The WNBA growth story is strong enough to survive labels.
Sports Media Watch's current tracker says Wings-Liberty averaged 1.3 million viewers on NBC across a Nielsen-estimated linear audience and Adobe-tracked streaming. It says Valkyries-Fever averaged 1.09 million on ION, and that Caitlin Clark and the Fever have played in ION's two most-watched games this season. [1]
The paper's June 2 WNBA story argued that the receipts split across NBC, ION and Prime, so growth language needed a platform label. Wednesday's budget keeps that position because the new tracker stack does not collapse into one number.
NBC plus Adobe is not ION. A national broadcast window is not a regional cable-and-antenna architecture. A Fever window is not automatically a league-wide average. The same sport can be growing and still require adults in the room to say what is being measured.
The distinction is not pedantry. A broadcast window can include a different audience habit than a Friday ION window. Adobe-tracked streaming can add a digital layer that does not mean the same thing as a Nielsen linear estimate. A Fever game can show star power without proving that every non-Fever window has moved by the same amount. The tracker gives the league good news; it also gives the editor a sorting job. [1]
This is where X and mainstream coverage tend to miss each other.

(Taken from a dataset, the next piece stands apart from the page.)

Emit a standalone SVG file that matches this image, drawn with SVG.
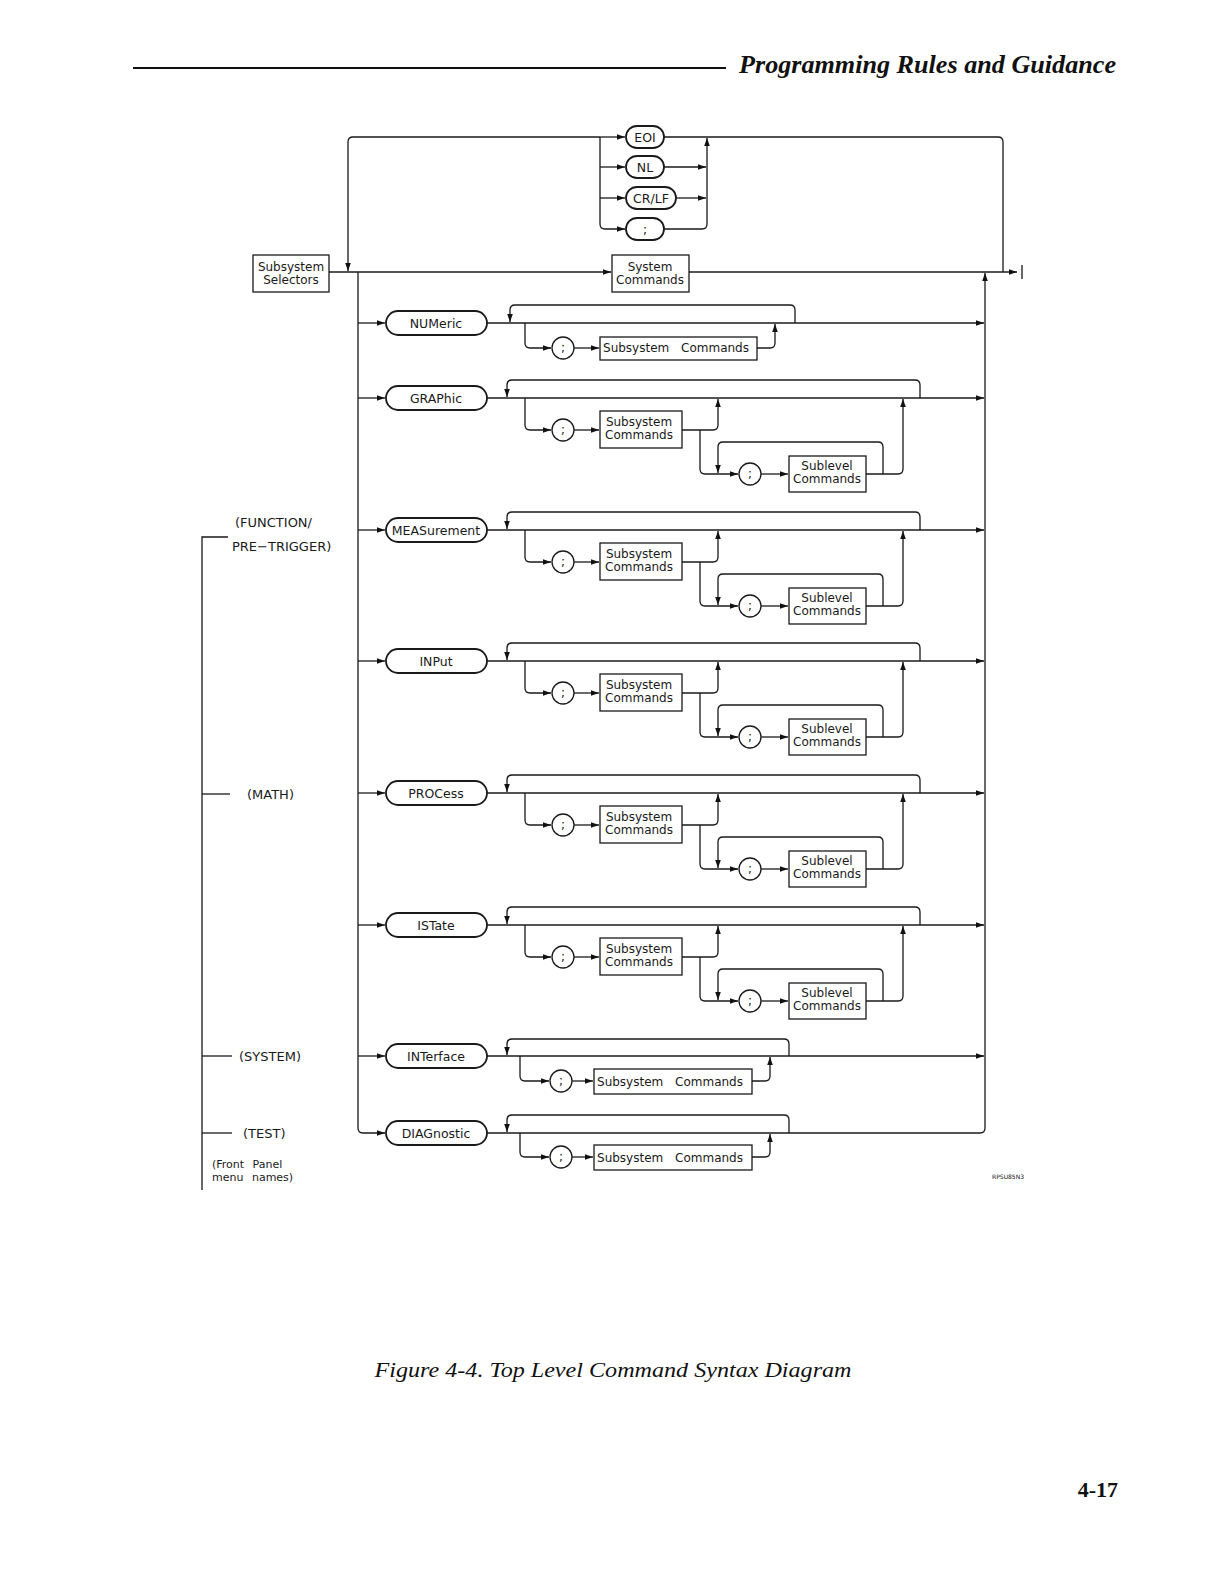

Fans turn each window into a proxy fight over Clark, expansion, respect, resentment or proof that women's sports have arrived. Sports outlets are more careful but still often gather the numbers under a single growth headline. The newspaper job is less glamorous: label the instrument first.
Sports Media Watch's separate Scripps-DirecTV item makes the architecture more important, not less, because ION's WNBA window sits outside the local-channel blackout described there. [2] Distribution is now part of the box score.
That distribution detail changes how the WNBA should be read as a media business. If one package is protected from a local-station dispute while another rides a broadcast-and-streaming mix, then the league is not merely adding viewers. It is learning which pipes keep working when television's old bundle breaks in pieces. A ratings table becomes a map of resilience, exposure and leverage. [2]
No one needs to minimize the WNBA's momentum to insist on measurement discipline. The opposite is true. A growing league deserves numbers that can carry weight.
That is why the platform labels should travel with the praise. NBC can sell a broadcast-and-streaming return. ION can sell a national Friday window. Adobe can become part of the measurement language. The Fever can still matter without being allowed to swallow every comparison. The growth story is real, but it becomes more credible when it stops asking readers to pretend all audiences are counted the same way.